Clearly lessons will be learnt in some form or another and hopefully they can be learned in time to ensure the scope of the Melbourne Metro Rail project and the Dandenong corridor level crossing removal projects do not end up in the same boat.
The Age report from two days ago also mentions there is a push by transport experts to expand the Caulfield-Dandenong corridor from two tracks to four as part of the level crossing removal projects currently at tender.
However before there is a debate on the pros and cons of quadruplicating the Dandenong corridor, what types of services do we want to run in this corridor? The want question needs to be answered first before the need question: what is the vision for this railway line?
Is the push to quadruplicate track just about giving outer-suburban commuters to the city a faster journey or is it based on a broader vision for driving investment into centres along the line, perhaps taking the decentralisation and concentration of jobs in suburban centres like Dandenong to the next level?

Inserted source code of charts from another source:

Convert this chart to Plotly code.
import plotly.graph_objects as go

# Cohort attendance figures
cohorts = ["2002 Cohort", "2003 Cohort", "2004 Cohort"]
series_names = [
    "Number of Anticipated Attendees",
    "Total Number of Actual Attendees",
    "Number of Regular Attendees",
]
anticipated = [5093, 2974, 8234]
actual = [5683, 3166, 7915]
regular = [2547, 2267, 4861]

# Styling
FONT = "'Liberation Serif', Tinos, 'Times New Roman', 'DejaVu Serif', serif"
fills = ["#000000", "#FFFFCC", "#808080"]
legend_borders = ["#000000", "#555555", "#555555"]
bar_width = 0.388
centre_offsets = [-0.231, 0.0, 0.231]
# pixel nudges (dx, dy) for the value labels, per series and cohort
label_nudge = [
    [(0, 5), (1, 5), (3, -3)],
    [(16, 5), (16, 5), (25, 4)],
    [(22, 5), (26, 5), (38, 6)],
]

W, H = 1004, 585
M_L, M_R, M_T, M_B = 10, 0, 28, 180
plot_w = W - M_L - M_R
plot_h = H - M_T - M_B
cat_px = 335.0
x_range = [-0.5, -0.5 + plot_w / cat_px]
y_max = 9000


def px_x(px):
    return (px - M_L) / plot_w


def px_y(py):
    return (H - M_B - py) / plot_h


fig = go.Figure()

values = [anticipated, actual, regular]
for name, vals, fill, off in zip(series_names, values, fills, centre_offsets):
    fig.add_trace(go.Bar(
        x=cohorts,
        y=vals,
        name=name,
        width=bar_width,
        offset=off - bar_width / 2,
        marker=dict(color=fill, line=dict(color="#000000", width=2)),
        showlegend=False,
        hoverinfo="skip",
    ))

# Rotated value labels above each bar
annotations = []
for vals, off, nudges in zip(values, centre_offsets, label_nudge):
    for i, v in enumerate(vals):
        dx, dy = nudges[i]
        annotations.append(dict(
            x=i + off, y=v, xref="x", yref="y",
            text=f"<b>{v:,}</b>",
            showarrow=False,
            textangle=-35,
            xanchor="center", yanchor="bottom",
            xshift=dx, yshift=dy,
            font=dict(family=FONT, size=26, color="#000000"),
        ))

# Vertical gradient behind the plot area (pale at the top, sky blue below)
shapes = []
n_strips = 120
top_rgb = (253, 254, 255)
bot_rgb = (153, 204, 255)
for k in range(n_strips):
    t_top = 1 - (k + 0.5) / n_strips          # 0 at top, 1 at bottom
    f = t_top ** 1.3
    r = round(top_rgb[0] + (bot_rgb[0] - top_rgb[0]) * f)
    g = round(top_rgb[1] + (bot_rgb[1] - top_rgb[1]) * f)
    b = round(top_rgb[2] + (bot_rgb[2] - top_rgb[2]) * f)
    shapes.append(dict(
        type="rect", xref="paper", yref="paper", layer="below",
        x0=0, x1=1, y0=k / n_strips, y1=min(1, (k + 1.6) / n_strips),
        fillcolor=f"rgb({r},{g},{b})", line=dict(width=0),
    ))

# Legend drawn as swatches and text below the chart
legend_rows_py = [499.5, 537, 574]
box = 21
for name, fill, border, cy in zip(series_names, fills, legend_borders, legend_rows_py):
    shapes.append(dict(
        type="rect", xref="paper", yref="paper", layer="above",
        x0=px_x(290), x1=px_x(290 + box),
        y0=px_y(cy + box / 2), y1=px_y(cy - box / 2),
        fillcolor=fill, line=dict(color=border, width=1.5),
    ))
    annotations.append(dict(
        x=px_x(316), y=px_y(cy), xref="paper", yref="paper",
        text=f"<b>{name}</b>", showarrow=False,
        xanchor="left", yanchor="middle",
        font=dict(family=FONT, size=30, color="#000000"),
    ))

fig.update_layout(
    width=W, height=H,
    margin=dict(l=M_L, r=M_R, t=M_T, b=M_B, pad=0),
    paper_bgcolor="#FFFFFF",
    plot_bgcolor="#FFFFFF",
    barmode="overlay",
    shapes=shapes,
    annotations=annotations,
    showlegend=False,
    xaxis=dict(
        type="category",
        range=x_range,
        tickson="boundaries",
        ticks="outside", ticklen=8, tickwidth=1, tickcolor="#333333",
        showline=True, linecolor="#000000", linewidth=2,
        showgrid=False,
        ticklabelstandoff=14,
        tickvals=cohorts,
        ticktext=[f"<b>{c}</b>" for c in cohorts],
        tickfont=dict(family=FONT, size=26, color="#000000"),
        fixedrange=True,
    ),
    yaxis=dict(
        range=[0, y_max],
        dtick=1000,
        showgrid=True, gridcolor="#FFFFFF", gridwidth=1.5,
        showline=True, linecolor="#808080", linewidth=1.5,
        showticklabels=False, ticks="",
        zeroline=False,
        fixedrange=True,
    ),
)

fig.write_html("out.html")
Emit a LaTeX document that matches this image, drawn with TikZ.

We know the arc between Pakenham and Cranbourne is the only remaining area in the south east which has room within the urban growth boundary for more suburban development and that therefore will translate into a need for more capacity on the Dandenong corridor to carry more people into the city under supposed status quo scenario.
However do we want to simply plan for forecast demand, lure more people out of their cars onto the public transport network or both?
If we are only planning to cater for forecast demand then it is going to take a long time to fill up the capacity of the Dandenong corridor given it only has 16 services utilising the rail line during weekday peak at present and notwithstanding 1-2 Traralgon V/Line services during peak, when the Melbourne Metro Rail tunnel comes online, coupled with a new signalling system, 24-28 trains per hour could theoretically be possible.
If we are planing to cater for forecast demand and make great strides to entice people out of their cars to increase the mode share of Public Transport then yes, express services running frequently at the same time as frequent stopping-all-services on four tracks on the Dandenong corridor will probably be needed.
The previous Labor Government was happy to spruik its vision of achieving 20% of total motorised transport mode share on Public Transport by 2020 yet the current Labor Government has not alluded to anything like this.
Insofar as we have been made aware that Infrastructure Victoria is the way toward greater depoliticisation of infrastructure planning in the state, the transport components of the authority's 30 year strategy should be guided by a similar vision to that of the previous Larbor Government just with more oompf, like aiming for 30% or 40% public transport mode share over the next 30 years.
Aiming for a higher mode share means that forecast demand for public transport under the status quo and even more increased demand from luring people out of their cars must be planned and catered for and only then will a hard infrastructure debate about quadruplicating the Dandenong corridor be framed in the right context.